What you need to do →
Begin with the first line below and retype each line exactly through the line containing "import plotly.graph_objects as go". Any pictures are to be left out.

Source data →
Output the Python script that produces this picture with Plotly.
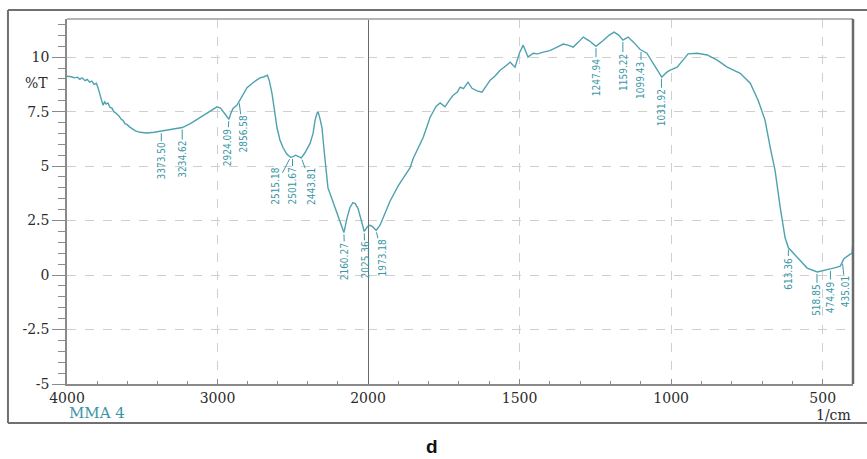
import numpy as np
import plotly.graph_objects as go

# ---- data ----
wavenumber = [4000, 3970, 3950, 3930, 3915, 3900, 3880, 3865, 3850, 3835, 3820, 3805, 3794, 3780, 3770,
              3761, 3750, 3740, 3728, 3715, 3700, 3690, 3681, 3670, 3655, 3640, 3628, 3615, 3600, 3585,
              3568, 3545, 3515, 3470, 3420, 3373, 3300, 3234, 3180, 3116, 3060, 3003, 2980, 2963, 2940,
              2924, 2910, 2897, 2870, 2856, 2830, 2804, 2760, 2718, 2690, 2668, 2655, 2638, 2620, 2605,
              2585, 2565, 2540, 2515, 2501, 2480, 2465, 2443, 2420, 2400, 2385, 2365, 2352, 2340, 2332,
              2320, 2306, 2290, 2266, 2240, 2219, 2190, 2160, 2140, 2120, 2100, 2085, 2066, 2045, 2025,
              2010, 2000, 1993, 1985, 1973, 1960, 1945, 1927, 1900, 1861, 1851, 1835, 1818, 1795, 1775,
              1762, 1746, 1730, 1719, 1705, 1696, 1685, 1670, 1657, 1640, 1624, 1610, 1597, 1580, 1564,
              1550, 1531, 1515, 1500, 1488, 1480, 1472, 1455, 1440, 1422, 1400, 1376, 1356, 1340, 1323,
              1305, 1290, 1270, 1248, 1225, 1205, 1188, 1172, 1159, 1142, 1125, 1102, 1080, 1053, 1031,
              1015, 1003, 980, 960, 944, 914, 881, 848, 815, 772, 739, 713, 690, 673, 657,
              640, 624, 613, 600, 584, 551, 518, 495, 475, 455, 442, 430, 419, 410, 403, 400]
transmittance = [9.12, 9.10, 9.05, 9.08, 8.98, 9.05, 8.92, 8.98, 8.85, 8.90, 8.75, 8.80, 8.60, 8.30, 8.00,
                 7.80, 7.95, 7.85, 7.90, 7.70, 7.65, 7.50, 7.47, 7.40, 7.30, 7.15, 7.10, 6.95, 6.90, 6.80,
                 6.73, 6.62, 6.55, 6.52, 6.55, 6.60, 6.70, 6.77, 6.95, 7.24, 7.50, 7.72, 7.66, 7.52, 7.30,
                 7.15, 7.45, 7.65, 7.80, 7.98, 8.30, 8.60, 8.85, 9.05, 9.10, 9.17, 8.90, 8.34, 7.50, 6.77,
                 6.20, 5.85, 5.55, 5.40, 5.42, 5.50, 5.45, 5.38, 5.60, 5.85, 6.04, 6.50, 7.10, 7.40, 7.50,
                 7.20, 6.77, 5.60, 4.00, 3.50, 3.09, 2.50, 1.95, 2.60, 3.10, 3.32, 3.28, 3.05, 2.50, 2.00,
                 2.15, 2.25, 2.28, 2.22, 2.05, 2.30, 2.80, 3.40, 4.10, 4.93, 5.35, 5.80, 6.31, 7.24, 7.75,
                 7.90, 7.72, 8.05, 8.25, 8.40, 8.62, 8.55, 8.85, 8.57, 8.45, 8.39, 8.70, 8.94, 9.15, 9.40,
                 9.55, 9.77, 9.54, 10.20, 10.55, 10.30, 10.00, 10.18, 10.15, 10.23, 10.30, 10.46, 10.60, 10.55, 10.46,
                 10.70, 10.92, 10.75, 10.50, 10.75, 11.00, 11.15, 11.00, 10.78, 10.92, 10.70, 10.35, 10.18, 9.54, 9.08,
                 9.30, 9.40, 9.54, 9.90, 10.15, 10.18, 10.10, 9.86, 9.54, 9.26, 8.80, 8.02, 7.10, 5.85, 4.79,
                 3.09, 1.71, 1.25, 1.05, 0.78, 0.32, 0.14, 0.20, 0.28, 0.35, 0.41, 0.75, 0.88, 0.95, 1.00, 1.60]

peak_labels = ["3373.50", "3234.62", "2924.09", "2856.58", "2515.18", "2501.67", "2443.81",
               "2160.27", "2025.36", "1973.18", "1247.94", "1159.22", "1099.43", "1031.92",
               "613.36", "518.85", "474.49", "435.01"]
y_ticks = [10, 7.5, 5, 2.5, 0, -2.5, -5]
y_tick_text = ["10", "7.5", "5", "2.5", "0", "-2.5", "-5"]
x_left_ticks = [4000, 3000]
x_right_ticks = [2000, 1500, 1000, 500]

# ---- styling ----
LINE = "#4ea2b0"
LABEL = "#3b96a5"
SERIF = "DejaVu Serif, Liberation Serif, serif"
NARROW = "Liberation Sans Narrow, Arial Narrow, DejaVu Sans Condensed, sans-serif"
TXT = "#2b2b2b"

wn = np.array(wavenumber, dtype=float)
tr = np.array(transmittance, dtype=float)
left = wn >= 2000
right = wn <= 2000

fig = go.Figure()
fig.add_trace(go.Scatter(x=wn[left], y=tr[left], mode="lines", xaxis="x", yaxis="y",
                         line=dict(color=LINE, width=1.4), showlegend=False))
fig.add_trace(go.Scatter(x=wn[right], y=tr[right], mode="lines", xaxis="x2", yaxis="y",
                         line=dict(color=LINE, width=1.4), showlegend=False))

# label offsets (pixels): (ax, ay)
offsets = [(0, 30), (0, 32), (-2, 28), (4, 33), (-15, 29), (0, 29), (11, 29),
           (1, 29), (1, 29), (6, 28), (0, 31), (0, 32), (0, 30), (0, 31),
           (0, 26), (0, 28), (0, 28), (3, 30)]
order = np.argsort(wn)
for lab, (ax, ay) in zip(peak_labels, offsets):
    xv = float(lab)
    yv = float(np.interp(xv, wn[order], tr[order]))
    xr = "x" if xv > 2000 else "x2"
    fig.add_annotation(x=xv, y=yv, xref=xr, yref="y", text=lab, textangle=-90,
                       showarrow=True, arrowhead=0, arrowwidth=1, arrowcolor=LABEL,
                       ax=ax, ay=ay, standoff=2,
                       font=dict(family=NARROW, size=10, color=LABEL))

d = 301 / 786
axis_common = dict(showgrid=True, gridcolor="#cfcfcf", griddash="dash", gridwidth=1,
                   zeroline=False, showline=True, linecolor="#8a8a8a", linewidth=1.5,
                   ticks="inside", ticklen=5, tickcolor="#8a8a8a",
                   tickfont=dict(family=SERIF, size=14, color=TXT))
fig.update_layout(
    width=867, height=459,
    margin=dict(l=67, r=14, t=19, b=75),
    paper_bgcolor="white", plot_bgcolor="white",
    xaxis=dict(domain=[0, d], range=[4000, 2000], anchor="y",
               tickvals=x_left_ticks, ticktext=[str(v) for v in x_left_ticks],
               minor=dict(ticks="inside", ticklen=3, dtick=200, tick0=0, tickcolor="#8a8a8a", showgrid=False),
               **axis_common),
    xaxis2=dict(domain=[d, 1], range=[2000, 400], anchor="y",
                tickvals=x_right_ticks, ticktext=[str(v) for v in x_right_ticks],
                minor=dict(ticks="inside", ticklen=3, dtick=100, tick0=0, tickcolor="#8a8a8a", showgrid=False),
                **axis_common),
    yaxis=dict(range=[-5, 11.75], tickvals=y_ticks, ticktext=y_tick_text,
               showgrid=True, gridcolor="#cfcfcf", griddash="dash", gridwidth=1,
               zeroline=False, showline=True, linecolor="#8a8a8a", linewidth=1.5,
               ticks="outside", ticklen=13, tickcolor="#8a8a8a",
               minor=dict(ticks="outside", ticklen=7, dtick=0.5, tick0=0, tickcolor="#8a8a8a", showgrid=False),
               tickfont=dict(family=SERIF, size=14, color=TXT)),
)

shapes = [
    dict(type="line", xref="x2", yref="y", x0=2000, x1=2000, y0=-5, y1=11.75,
         line=dict(color="#6a6a6a", width=2)),
    dict(type="line", xref="paper", yref="paper", x0=0, x1=1, y0=1, y1=1,
         line=dict(color="#b5b5b5", width=2)),
    dict(type="line", xref="paper", yref="paper", x0=1, x1=1, y0=0, y1=1,
         line=dict(color="#6a6a6a", width=2.5)),
    dict(type="line", xref="paper", yref="paper", x0=-0.0751, x1=1.02, y0=1.0247, y1=1.0247,
         line=dict(color="#707070", width=2)),
    dict(type="line", xref="paper", yref="paper", x0=-0.0751, x1=-0.0751, y0=-0.1068, y1=1.0247,
         line=dict(color="#707070", width=2)),
    dict(type="line", xref="paper", yref="paper", x0=-0.0751, x1=1.02, y0=-0.1068, y1=-0.1068,
         line=dict(color="#707070", width=2)),
]
fig.update_layout(shapes=shapes)

fig.add_annotation(xref="paper", yref="y", x=-0.0216, y=8.8, text="%T", showarrow=False,
                   xanchor="right", yanchor="middle", font=dict(family=SERIF, size=14, color=TXT))
fig.add_annotation(xref="paper", yref="paper", x=0.0, y=-0.08, text="MMA 4", showarrow=False,
                   xanchor="left", yanchor="middle", font=dict(family=SERIF, size=15, color=LABEL))
fig.add_annotation(xref="paper", yref="paper", x=1.0, y=-0.085, text="1/cm", showarrow=False,
                   xanchor="right", yanchor="middle", font=dict(family=SERIF, size=14, color=TXT))
fig.add_annotation(xref="paper", yref="paper", x=0.464, y=-0.203, text="<b>d</b>", showarrow=False,
                   xanchor="center", yanchor="bottom", borderpad=0,
                   font=dict(family="Liberation Sans, Arial, sans-serif", size=19, color="#111111"))

fig.write_html("out.html", config={"displayModeBar": False},
               post_script="document.body.style.margin='0';document.body.style.padding='0';")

Answer for the task →
Output the Python script that produces this picture with Plotly.
import numpy as np
import plotly.graph_objects as go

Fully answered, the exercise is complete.